The shortfall is contained in the Development Fund for Iraq (DFI), which represents Iraqi oil export revenues and repatriated assets. It shrank from $23.04bn to $9.34bn.

Sigir gives no explanation for the reduction in the DFI, which is now administered by the Iraqi government and therefore outside the auditor's remit.

But that decline, which completely negates the increase in US financial support, is probably due to the serious problems that continue to plague the Iraqi oil industry.


The disarray in the oil sector was fully outlined two months ago in a damning report by another US agency, the Government Accountability Office (GAO), which highlighted "serious challenges" involving corruption, theft and sabotage.

As the GAO acknowledges, rebuilding the Iraqi oil industry is crucial to the country's economy.
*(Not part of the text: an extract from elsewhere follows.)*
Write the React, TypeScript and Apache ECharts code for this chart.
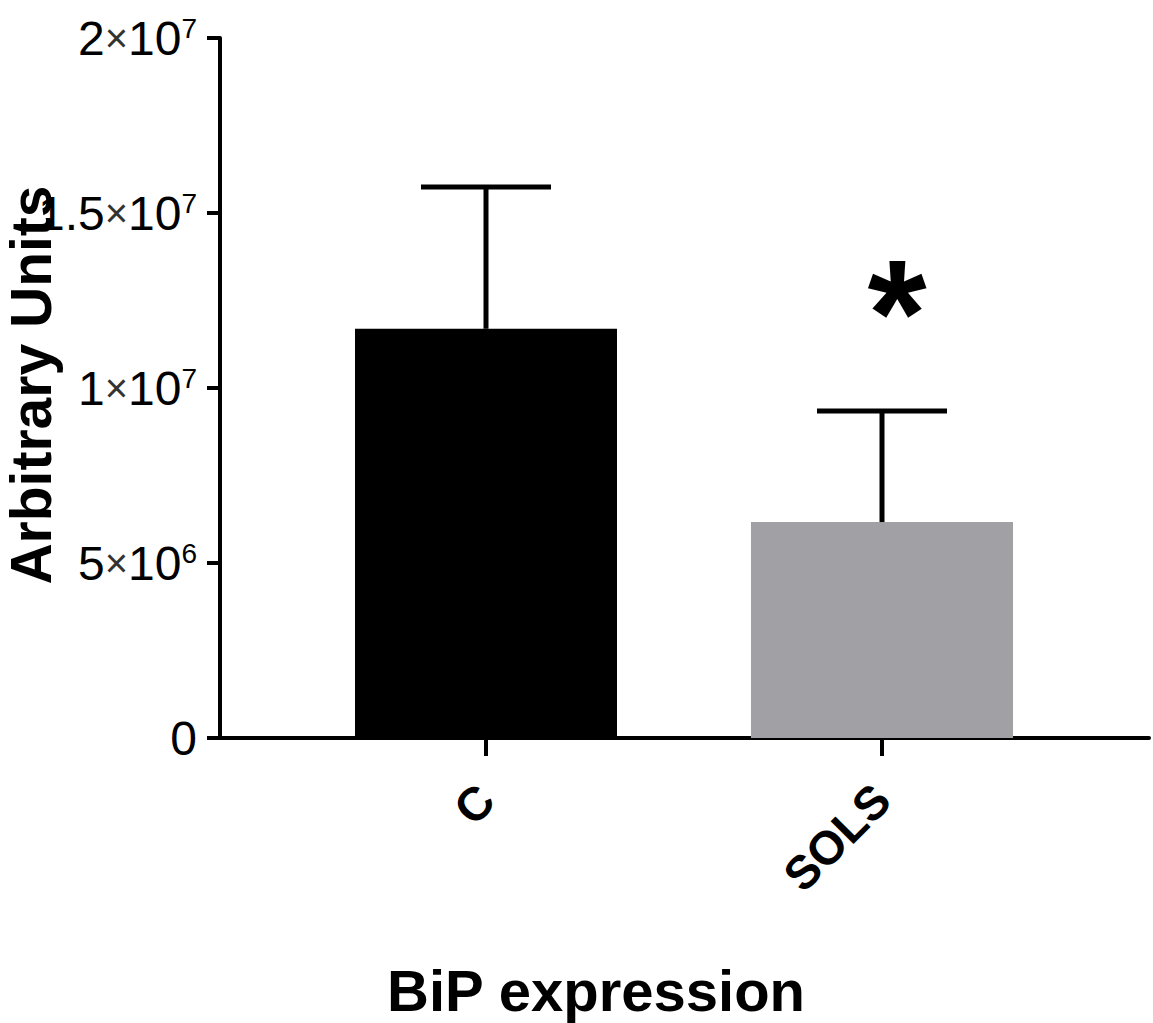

Iraqi policemen stand near a burning oil pipeline blown up by insurgents, 23 September 2004
Iraqi oil installations are prone to attack by insurgents

Its reserves, at an estimated 115 billion barrels, are the third-largest in the world, while oil export revenues account for more than half Iraq's GDP and more than 90% of government revenues.

However, no-one seems to know exactly how much oil Iraq is currently producing, although the level has certainly fallen drastically since the invasion.

Different parts of the US administration report different figures, while the US and Iraq have different production targets. In any case, production levels may be overstated, because no-one is measuring them properly.

"The deteriorating security environment has led to project delays and increased costs," says the GAO.

"Insurgents have destroyed key oil infrastructure, threatened workers, compromised the transport of materials, and threatened project completion and repairs by preventing access to work sites."

Investor fears

As well as continuing violence, there are also political obstacles to the regeneration of Iraq's oil sector.

As the GAO says, Iraq has still to pass legislation that defines how to share the country's oil wealth and what rights foreign investors would have.

Electricity: 3,800 megawatts (pre-war: 4,000)
Oil: 2.12m barrels per day (pre-war: 2.5m bpd)
Source: Sigir, April 2007

"Until this legislation is enacted and implemented, it will be difficult for Iraq to attract the billions of dollars in foreign investment it needs to modernise the sector," the report says.

It's all a far cry from the optimism shown by key members of the Bush administration in the run-up to the Iraq war.

Paul Wolfowitz, who was deputy defence secretary at the time, maintained that Iraqi oil revenues alone would pay for rebuilding the country.

"We are dealing with a country that can really finance its own reconstruction," he assured the House of Representatives' budget committee - falsely, as it turned out.

Now the US wants Iraq to pass an oil law, as what it says is a means of promoting reconciliation among different religious and ethnic groups.

Distribution of oil revenues is a big issue for Sunni Arabs, who mostly live outside oil-producing areas.

But fears are growing that far from uniting Iraqis, the prospect of economic growth may prove to be just another factor dividing them.